TASK BRIEF
How many lines hold the string "Convert"? Give only the number.

* START GIVEN RECORDS *

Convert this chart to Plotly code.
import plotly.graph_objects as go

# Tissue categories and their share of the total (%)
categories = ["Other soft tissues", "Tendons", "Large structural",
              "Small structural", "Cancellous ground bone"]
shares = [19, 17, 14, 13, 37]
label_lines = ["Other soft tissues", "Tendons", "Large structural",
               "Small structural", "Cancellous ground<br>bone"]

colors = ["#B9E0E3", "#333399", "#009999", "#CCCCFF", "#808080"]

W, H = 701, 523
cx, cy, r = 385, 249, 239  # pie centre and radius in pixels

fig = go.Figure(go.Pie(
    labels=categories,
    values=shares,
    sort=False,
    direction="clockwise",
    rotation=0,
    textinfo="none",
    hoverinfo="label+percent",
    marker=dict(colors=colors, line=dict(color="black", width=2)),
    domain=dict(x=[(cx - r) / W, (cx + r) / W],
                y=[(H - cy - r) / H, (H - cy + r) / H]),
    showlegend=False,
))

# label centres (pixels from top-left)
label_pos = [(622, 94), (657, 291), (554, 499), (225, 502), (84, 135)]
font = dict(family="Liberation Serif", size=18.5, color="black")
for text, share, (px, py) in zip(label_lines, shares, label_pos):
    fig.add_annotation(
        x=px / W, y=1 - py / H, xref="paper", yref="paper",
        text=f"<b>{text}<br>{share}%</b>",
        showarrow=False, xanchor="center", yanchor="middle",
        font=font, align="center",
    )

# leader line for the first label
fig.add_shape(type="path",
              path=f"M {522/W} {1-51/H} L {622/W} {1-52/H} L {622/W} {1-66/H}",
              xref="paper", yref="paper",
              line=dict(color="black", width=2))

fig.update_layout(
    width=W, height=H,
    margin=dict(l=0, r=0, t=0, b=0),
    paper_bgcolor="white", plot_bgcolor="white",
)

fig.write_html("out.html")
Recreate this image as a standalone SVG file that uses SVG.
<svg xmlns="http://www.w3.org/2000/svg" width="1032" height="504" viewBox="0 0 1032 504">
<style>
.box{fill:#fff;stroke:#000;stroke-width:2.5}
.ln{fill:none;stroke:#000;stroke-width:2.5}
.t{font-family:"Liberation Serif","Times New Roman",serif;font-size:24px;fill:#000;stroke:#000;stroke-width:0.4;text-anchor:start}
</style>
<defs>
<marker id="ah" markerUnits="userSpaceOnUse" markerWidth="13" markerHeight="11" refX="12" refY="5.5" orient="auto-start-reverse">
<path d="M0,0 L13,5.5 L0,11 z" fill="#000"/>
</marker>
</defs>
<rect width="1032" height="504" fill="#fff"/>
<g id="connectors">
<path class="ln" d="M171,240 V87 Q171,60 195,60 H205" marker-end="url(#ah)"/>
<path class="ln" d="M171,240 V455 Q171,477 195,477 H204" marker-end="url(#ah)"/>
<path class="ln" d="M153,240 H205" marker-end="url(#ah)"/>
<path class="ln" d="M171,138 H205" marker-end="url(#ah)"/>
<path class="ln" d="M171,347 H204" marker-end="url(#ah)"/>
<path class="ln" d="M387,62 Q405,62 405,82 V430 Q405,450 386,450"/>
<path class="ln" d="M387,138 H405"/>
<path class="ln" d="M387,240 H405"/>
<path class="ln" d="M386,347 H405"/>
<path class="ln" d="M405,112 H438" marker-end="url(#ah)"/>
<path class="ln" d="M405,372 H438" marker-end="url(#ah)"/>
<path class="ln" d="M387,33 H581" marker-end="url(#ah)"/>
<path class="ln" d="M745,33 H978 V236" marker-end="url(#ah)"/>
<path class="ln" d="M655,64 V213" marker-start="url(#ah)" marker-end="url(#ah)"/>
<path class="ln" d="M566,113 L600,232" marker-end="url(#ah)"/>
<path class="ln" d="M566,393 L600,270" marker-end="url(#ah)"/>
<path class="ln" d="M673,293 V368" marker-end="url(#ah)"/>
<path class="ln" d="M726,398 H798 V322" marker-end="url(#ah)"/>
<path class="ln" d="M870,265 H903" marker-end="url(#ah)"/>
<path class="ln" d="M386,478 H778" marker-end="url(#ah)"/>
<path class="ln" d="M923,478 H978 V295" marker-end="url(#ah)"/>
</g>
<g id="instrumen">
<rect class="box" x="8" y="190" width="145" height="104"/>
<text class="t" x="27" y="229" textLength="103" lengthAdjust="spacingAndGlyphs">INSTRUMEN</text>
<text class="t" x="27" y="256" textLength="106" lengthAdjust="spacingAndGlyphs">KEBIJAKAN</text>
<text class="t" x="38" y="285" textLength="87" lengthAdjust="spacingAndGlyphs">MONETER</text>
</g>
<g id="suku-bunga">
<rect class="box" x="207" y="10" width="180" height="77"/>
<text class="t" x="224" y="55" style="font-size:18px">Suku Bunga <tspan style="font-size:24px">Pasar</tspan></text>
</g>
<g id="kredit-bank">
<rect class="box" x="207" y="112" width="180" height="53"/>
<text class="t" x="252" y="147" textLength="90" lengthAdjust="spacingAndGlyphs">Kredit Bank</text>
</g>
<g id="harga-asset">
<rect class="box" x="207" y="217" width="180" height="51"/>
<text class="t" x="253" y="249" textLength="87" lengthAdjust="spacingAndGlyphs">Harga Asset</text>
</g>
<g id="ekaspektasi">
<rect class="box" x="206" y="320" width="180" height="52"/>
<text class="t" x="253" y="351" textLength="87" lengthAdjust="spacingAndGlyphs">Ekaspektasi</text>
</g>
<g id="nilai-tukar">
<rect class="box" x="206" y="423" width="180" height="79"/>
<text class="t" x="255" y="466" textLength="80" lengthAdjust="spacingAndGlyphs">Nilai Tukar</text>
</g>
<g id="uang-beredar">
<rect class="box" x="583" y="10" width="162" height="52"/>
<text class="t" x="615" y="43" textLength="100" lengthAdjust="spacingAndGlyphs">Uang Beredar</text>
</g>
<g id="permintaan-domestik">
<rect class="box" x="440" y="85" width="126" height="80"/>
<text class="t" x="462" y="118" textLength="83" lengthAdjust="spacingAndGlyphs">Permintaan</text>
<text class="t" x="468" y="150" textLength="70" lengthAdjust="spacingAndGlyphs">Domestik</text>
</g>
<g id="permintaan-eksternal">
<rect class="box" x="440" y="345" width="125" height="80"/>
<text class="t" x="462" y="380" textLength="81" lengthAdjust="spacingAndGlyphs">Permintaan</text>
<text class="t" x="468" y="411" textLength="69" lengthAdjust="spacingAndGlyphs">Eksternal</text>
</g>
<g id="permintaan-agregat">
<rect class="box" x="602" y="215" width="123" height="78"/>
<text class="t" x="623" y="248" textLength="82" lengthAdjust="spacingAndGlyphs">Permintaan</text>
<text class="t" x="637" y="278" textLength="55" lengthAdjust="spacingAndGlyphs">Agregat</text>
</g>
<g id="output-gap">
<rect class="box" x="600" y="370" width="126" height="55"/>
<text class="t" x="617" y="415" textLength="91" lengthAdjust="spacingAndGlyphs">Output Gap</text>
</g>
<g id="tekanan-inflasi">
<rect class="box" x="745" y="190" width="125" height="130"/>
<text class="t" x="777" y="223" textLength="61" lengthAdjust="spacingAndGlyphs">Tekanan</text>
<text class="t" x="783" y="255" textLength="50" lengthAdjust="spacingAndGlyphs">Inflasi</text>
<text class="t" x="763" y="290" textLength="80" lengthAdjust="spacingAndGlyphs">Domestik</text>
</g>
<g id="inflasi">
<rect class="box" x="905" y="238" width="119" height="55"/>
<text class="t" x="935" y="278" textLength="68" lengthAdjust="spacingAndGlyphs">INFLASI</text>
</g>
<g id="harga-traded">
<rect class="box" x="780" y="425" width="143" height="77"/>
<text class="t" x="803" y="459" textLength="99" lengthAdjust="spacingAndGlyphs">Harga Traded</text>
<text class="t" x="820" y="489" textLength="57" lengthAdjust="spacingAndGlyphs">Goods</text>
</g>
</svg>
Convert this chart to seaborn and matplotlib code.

* END GIVEN RECORDS *

TASK ANSWER
2